→ **What to produce**
Omit all pictures. Copy the rest of the material exactly.
======== Information provided ========
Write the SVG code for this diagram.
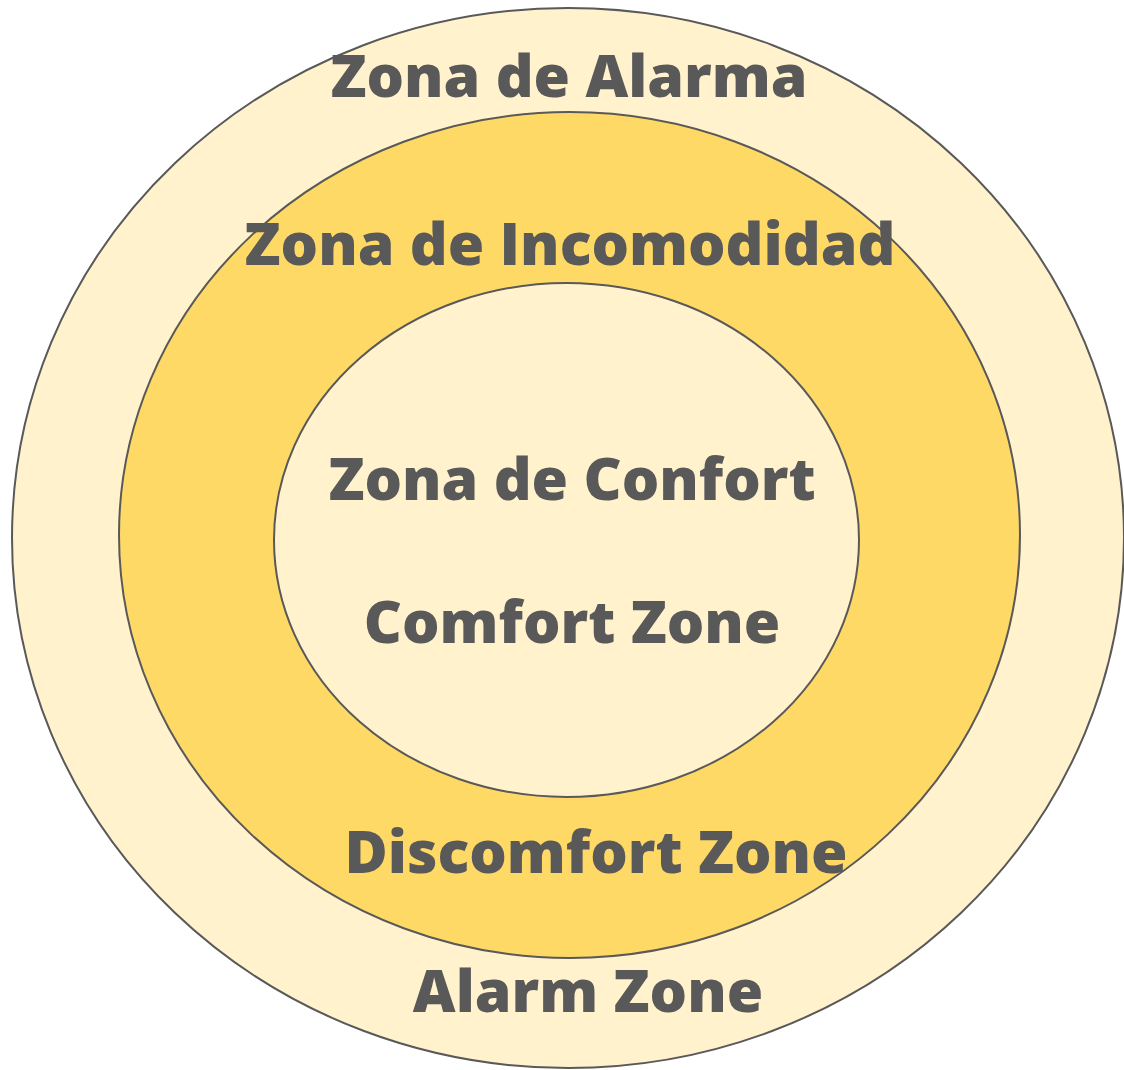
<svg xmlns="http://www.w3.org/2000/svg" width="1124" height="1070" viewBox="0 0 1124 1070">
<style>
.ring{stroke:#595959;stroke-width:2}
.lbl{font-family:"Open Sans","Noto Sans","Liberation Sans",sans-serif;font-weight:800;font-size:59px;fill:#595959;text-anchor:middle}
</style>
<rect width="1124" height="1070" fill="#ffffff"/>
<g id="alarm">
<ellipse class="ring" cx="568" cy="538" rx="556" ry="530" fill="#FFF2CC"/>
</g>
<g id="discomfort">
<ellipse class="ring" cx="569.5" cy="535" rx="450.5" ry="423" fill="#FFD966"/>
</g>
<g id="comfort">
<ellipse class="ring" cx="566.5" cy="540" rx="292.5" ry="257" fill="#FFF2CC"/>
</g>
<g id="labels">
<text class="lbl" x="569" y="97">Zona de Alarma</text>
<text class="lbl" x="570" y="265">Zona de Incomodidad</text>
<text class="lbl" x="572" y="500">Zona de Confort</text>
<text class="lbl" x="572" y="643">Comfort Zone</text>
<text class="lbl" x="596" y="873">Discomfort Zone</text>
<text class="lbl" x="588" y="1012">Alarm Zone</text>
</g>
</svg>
========
→ **Written answer**
Write the SVG code for this diagram.
<svg xmlns="http://www.w3.org/2000/svg" width="1124" height="1070" viewBox="0 0 1124 1070">
<style>
.ring{stroke:#595959;stroke-width:2}
.lbl{font-family:"Open Sans","Noto Sans","Liberation Sans",sans-serif;font-weight:800;font-size:59px;fill:#595959;text-anchor:middle}
</style>
<rect width="1124" height="1070" fill="#ffffff"/>
<g id="alarm">
<ellipse class="ring" cx="568" cy="538" rx="556" ry="530" fill="#FFF2CC"/>
</g>
<g id="discomfort">
<ellipse class="ring" cx="569.5" cy="535" rx="450.5" ry="423" fill="#FFD966"/>
</g>
<g id="comfort">
<ellipse class="ring" cx="566.5" cy="540" rx="292.5" ry="257" fill="#FFF2CC"/>
</g>
<g id="labels">
<text class="lbl" x="569" y="97">Zona de Alarma</text>
<text class="lbl" x="570" y="265">Zona de Incomodidad</text>
<text class="lbl" x="572" y="500">Zona de Confort</text>
<text class="lbl" x="572" y="643">Comfort Zone</text>
<text class="lbl" x="596" y="873">Discomfort Zone</text>
<text class="lbl" x="588" y="1012">Alarm Zone</text>
</g>
</svg>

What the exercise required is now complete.